EXERCISE: Copy out the lines that have "chart" in them.
● ● ●
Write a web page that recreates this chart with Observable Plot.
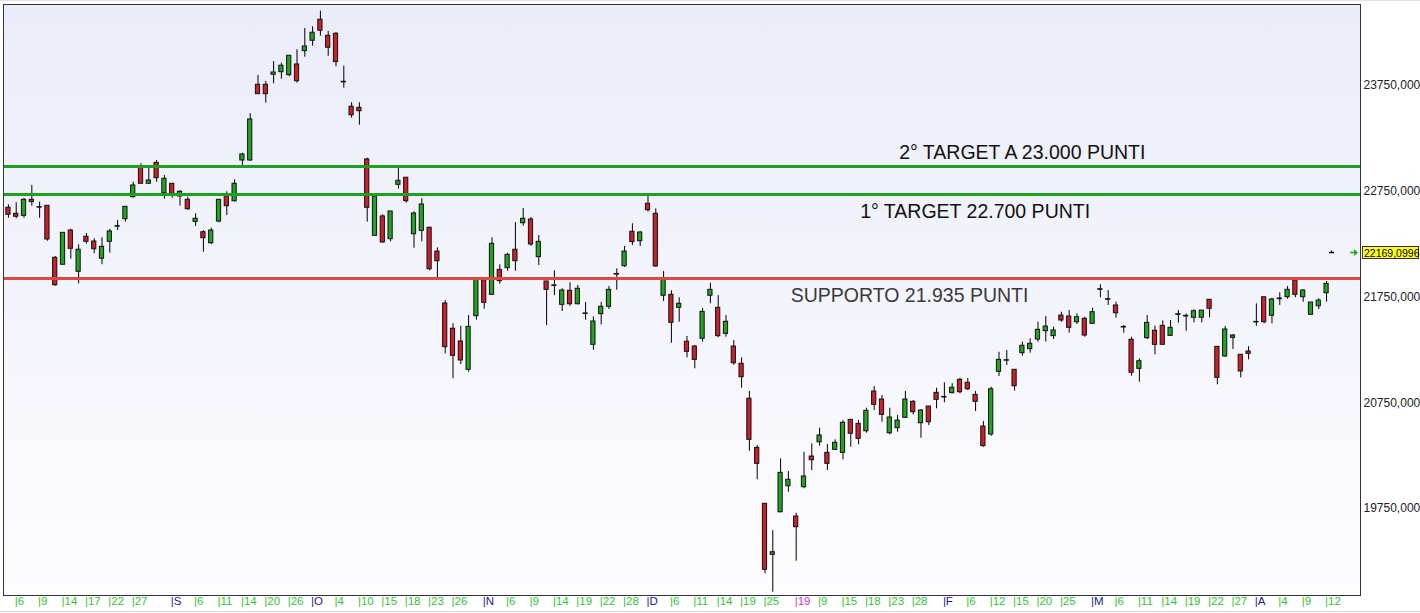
<!DOCTYPE html>
<html>
<head>
<meta charset="utf-8">
<script src="https://cdn.jsdelivr.net/npm/d3@7"></script>
<script src="https://cdn.jsdelivr.net/npm/@observablehq/plot@0.6"></script>
<style>
html, body { margin: 0; padding: 0; background: #fff; overflow: hidden; }
</style>
</head>
<body>
<div id="chart"></div>
<script>
// ---- Data (FTSE MIB daily candles, Aug 2018 - Apr 2019) ----
const opens = [22594,22537,22518,22669,22600,22613,22121,22055,22379,21989,22320,22275,22112,22272,22415,22486,22694,22972,22821,23019,22732,22821,22701,22669,22461,22363,22259,22464,22704,22656,
23041,23041,23757,23757,23851,23876,23848,23949,24075,24173,24372,24220,24239,23785,23549,23539,23051,22329,22512,22297,22811,22878,22344,22376,22405,22180,21689,21450,21330,21062,
21569,21909,21771,22007,22023,22197,22448,22483,22127,21897,21860,21676,21809,21682,21595,21298,21588,21658,21962,22042,22367,22278,22632,22537,21762,21771,21648,21327,21282,21355,
21762,21648,21402,21282,21119,20788,20324,19795,19313,19715,19961,19675,19952,20242,20377,20277,20305,20277,20589,20551,20481,20857,20781,20462,20510,20608,20759,20557,20715,20844,
20800,20841,20967,20939,20825,20526,20450,21043,21148,21062,21219,21257,21348,21427,21380,21575,21566,21512,21544,21497,21818,21730,21670,21467,21346,21071,21361,21431,21478,21383,
21582,21572,21554,21554,21724,21279,21188,21364,21204,21235,21510,21748,21573,21730,21748,21906,21748,21582,21663,21786];
const highs = [22622,22641,22682,22805,22647,22613,22133,22357,22391,22244,22351,22301,22310,22391,22474,22603,22836,23010,22972,23041,22899,22821,22757,22694,22537,22379,22401,22669,22745,22859,
23110,23483,23845,23788,23977,23961,24031,24088,24289,24305,24453,24261,24251,23933,23587,23587,23063,22701,22528,22559,22968,22878,22556,22679,22410,22215,21717,21497,21474,21575,
21922,21909,22310,22055,22165,22455,22587,22502,22332,21897,21998,21828,21885,21859,21698,21563,21698,21850,22017,22228,22443,22370,22701,22584,21991,21809,21743,21377,21292,21642,
21881,21764,21575,21339,21175,20857,20346,19795,19542,20220,20100,19706,20283,20362,20510,20356,20400,20583,20589,20583,20699,20904,20819,20699,20630,20857,20772,20687,20715,20888,
20939,20930,20983,20980,20857,20573,20897,21228,21244,21062,21323,21355,21512,21566,21465,21607,21622,21591,21559,21644,21866,21812,21701,21481,21370,21166,21575,21474,21525,21528,
21622,21591,21629,21622,21724,21279,21471,21396,21204,21282,21686,21748,21739,21790,21850,21913,21818,21698,21733,21897];
const lows = [22495,22490,22495,22609,22495,22278,21852,22055,22108,21875,22250,22159,22055,22165,22379,22458,22685,22821,22821,22836,22675,22685,22609,22568,22417,22174,22247,22452,22521,22647,
22994,23032,23668,23583,23766,23810,23833,23772,24018,24122,24216,24027,23927,23725,23441,23375,22458,22329,22259,22272,22770,22637,22212,22272,21998,21932,21213,20977,21112,21039,
21531,21635,21764,21871,21994,21994,22420,22228,22048,21481,21764,21613,21663,21676,21531,21247,21487,21632,21815,22029,22237,22228,22552,22032,21708,21313,21512,21175,21071,21323,
21686,21364,21370,21105,20888,20292,20022,19133,18959,19710,19904,19252,19937,20110,20340,20110,20299,20211,20330,20353,20462,20677,20566,20447,20472,20601,20636,20415,20535,20693,
20750,20835,20835,20866,20668,20330,20434,20998,21103,20860,21190,21219,21323,21323,21348,21512,21408,21490,21370,21490,21743,21670,21550,21408,21001,20945,21348,21204,21298,21377,
21503,21427,21506,21506,21554,20920,21181,21254,20986,21156,21474,21497,21497,21670,21730,21743,21701,21582,21632,21701];
const closes = [22528,22509,22669,22647,22595,22294,21862,22357,22206,22197,22272,22202,22225,22370,22420,22603,22805,22821,22852,22874,22868,22726,22745,22581,22490,22306,22379,22669,22609,22821,
23098,23429,23668,23668,23873,23937,24031,23791,24119,24249,24268,24107,23971,23780,23469,23507,22594,22701,22266,22559,22849,22656,22540,22625,22013,22089,21276,21194,21150,21468,
21922,21695,22253,21900,22149,22089,22490,22247,22272,21818,21855,21812,21682,21828,21590,21519,21658,21818,21968,22180,22269,22360,22571,22039,21913,21506,21686,21232,21156,21610,
21818,21380,21516,21124,20992,20400,20173,19171,19337,20088,20022,19574,20053,20207,20441,20173,20372,20561,20457,20409,20674,20731,20636,20611,20582,20781,20661,20677,20566,20778,
20806,20892,20850,20878,20759,20340,20878,21156,21153,20907,21289,21308,21440,21471,21434,21528,21459,21559,21386,21607,21824,21724,21597,21462,21034,21143,21506,21298,21298,21459,
21588,21566,21616,21622,21639,20986,21443,21386,21046,21213,21515,21512,21727,21736,21818,21771,21812,21698,21717,21875];

// x-axis labels: candle index, text, kind (d = day, m = month, y = year)
const tickIndex = [1,4,7,10,13,16,21,24,27,30,33,36,39,42,45,48,51,54,57,61,64,67,70,73,76,79,82,85,88,91,94,97,101,104,107,110,113,116,120,123,126,129,132,135,139,142,145,148,151,154,157,160,163,166,169];
const tickLabel = ["6","9","14","17","22","27","S","6","11","14","20","26","O","4","10","15","18","23","26","N","6","9","14","19","22","28","D","6","11","14","19","25","19","9","15","18","23","28","F","6","12","15","20","25","M","6","11","14","19","22","27","A","4","9","12"];
const tickKind = ["d","d","d","d","d","d","m","d","d","d","d","d","m","d","d","d","d","d","d","m","d","d","d","d","d","d","m","d","d","d","d","d","y","d","d","d","d","d","m","d","d","d","d","d","m","d","d","d","d","d","d","m","d","d","d"];

// y-axis labels
const yTicks = [19750, 20750, 21750, 22750, 23750];

// horizontal levels
const levelValues = [22984, 22719, 21925];
const levelColors = ["#20a020", "#20a020", "#e04848"];

// annotations
const noteText = ["2° TARGET A 23.000 PUNTI", "1° TARGET 22.700 PUNTI", "SUPPORTO 21.935 PUNTI"];
const noteLevel = [22984, 22719, 21925];
const noteIndex = [114.2, 109.2, 100.3];
const noteShift = [-14, 17, 17.5];
const noteColor = ["#111", "#111", "#3a3a3a"];

// last quote marker
const lastQuote = 22169.0996;
const lastQuoteLabel = "22169,0996";

// ---- Build ----
const candles = opens.map((o, i) => ({i, open: o, high: highs[i], low: lows[i], close: closes[i]}));
const xticks = tickIndex.map((i, k) => ({i, label: tickLabel[k], kind: tickKind[k]}));
const kindColor = {d: "#33c433", m: "#1a1a8c", y: "#cc33cc"};
const levels = levelValues.map((v, k) => ({value: v, color: levelColors[k]}));
const notes = noteText.map((t, k) => ({text: t, level: noteLevel[k], i: noteIndex[k], dy: noteShift[k], color: noteColor[k]}));
const lastIdx = candles.length - 1;

function background(index, scales, values, dims) {
  const g = d3.create("svg:g");
  const grad = g.append("defs").append("linearGradient")
    .attr("id", "bgGrad").attr("x1", 0).attr("y1", 0).attr("x2", 0).attr("y2", 1);
  grad.append("stop").attr("offset", "0%").attr("stop-color", "#eaecf9");
  grad.append("stop").attr("offset", "100%").attr("stop-color", "#fdfdff");
  g.append("rect")
    .attr("x", dims.marginLeft).attr("y", dims.marginTop)
    .attr("width", dims.width - dims.marginLeft - dims.marginRight)
    .attr("height", dims.height - dims.marginTop - dims.marginBottom)
    .attr("fill", "url(#bgGrad)");
  g.append("line").attr("x1", 0).attr("x2", dims.width).attr("y1", 0.5).attr("y2", 0.5).attr("stroke", "#e2e2e2");
  g.append("line").attr("x1", 0).attr("x2", dims.width).attr("y1", dims.height - 1.5).attr("y2", dims.height - 1.5).attr("stroke", "#d8d8d8");
  return g.node();
}

function quoteTag(index, scales, values, dims) {
  const g = d3.create("svg:g");
  const y = Math.round(scales.y(lastQuote));
  const xr = dims.width - dims.marginRight;
  const xc = scales.x(lastIdx);
  // small black marker near the last candle
  g.append("line").attr("x1", xc + 3).attr("x2", xc + 8).attr("y1", y + 0.5).attr("y2", y + 0.5).attr("stroke", "#000").attr("stroke-width", 1.5);
  g.append("line").attr("x1", xc + 5.5).attr("x2", xc + 5.5).attr("y1", y - 1.5).attr("y2", y).attr("stroke", "#000").attr("stroke-width", 1);
  // green arrow
  g.append("line").attr("x1", xr - 10).attr("x2", xr - 5).attr("y1", y + 0.5).attr("y2", y + 0.5).attr("stroke", "#22aa22").attr("stroke-width", 1.5);
  g.append("path").attr("d", `M${xr - 6},${y - 3}L${xr - 2},${y + 0.5}L${xr - 6},${y + 4}Z`).attr("fill", "#22aa22");
  // yellow tag
  g.append("rect").attr("x", xr + 2.5).attr("y", y - 5.5).attr("width", 56).attr("height", 12)
    .attr("fill", "#ffff22").attr("stroke", "#333").attr("stroke-width", 1);
  g.append("text").attr("x", xr + 4).attr("y", y + 4.5).attr("font-size", 10.5)
    .attr("text-anchor", "start")
    .attr("font-family", "'Liberation Sans', Arial, sans-serif").attr("fill", "#000").text(lastQuoteLabel);
  return g.node();
}

const chart = Plot.plot({
  width: 1420,
  height: 613,
  marginLeft: 3,
  marginRight: 60,
  marginTop: 4,
  marginBottom: 18,
  x: {domain: [-0.63, 173.35], axis: null},
  y: {domain: [18928, 24516], axis: null},
  style: {fontFamily: "'Liberation Sans', Arial, sans-serif", background: "#fff", overflow: "visible"},
  marks: [
    background,
    Plot.ruleX(candles, {x: "i", y1: "low", y2: "high", stroke: "#000", strokeWidth: 1}),
    Plot.rect(candles, {
      x1: d => d.i - 0.27, x2: d => d.i + 0.27,
      y1: "open", y2: "close",
      fill: d => d.close >= d.open ? "#22a322" : "#c9202a",
      stroke: "#111", strokeWidth: 1
    }),
    Plot.ruleY(levels, {y: "value", stroke: "color", strokeWidth: 3}),
    ...notes.map(n => Plot.text([n], {
      x: "i", y: "level", text: "text", dy: n.dy, textAnchor: "start",
      fontSize: 19.5, fill: n.color
    })),
    Plot.frame({stroke: "#333"}),
    Plot.text(yTicks, {
      y: d => d, text: d => d + ",000", frameAnchor: "right", textAnchor: "start",
      dx: 3, fontSize: 12, fill: "#222"
    }),
    Plot.text(xticks, {
      x: "i", text: d => "|" + d.label, frameAnchor: "bottom", textAnchor: "start",
      dx: -1.5, dy: 9, fontSize: 11.5, fill: d => kindColor[d.kind]
    }),
    quoteTag
  ]
});
document.getElementById("chart").appendChild(chart);
</script>
</body>
</html>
● ● ●
THE COMPLETED TASK:
Write a web page that recreates this chart with Observable Plot.
<div id="chart"></div>
const chart = Plot.plot({
document.getElementById("chart").appendChild(chart);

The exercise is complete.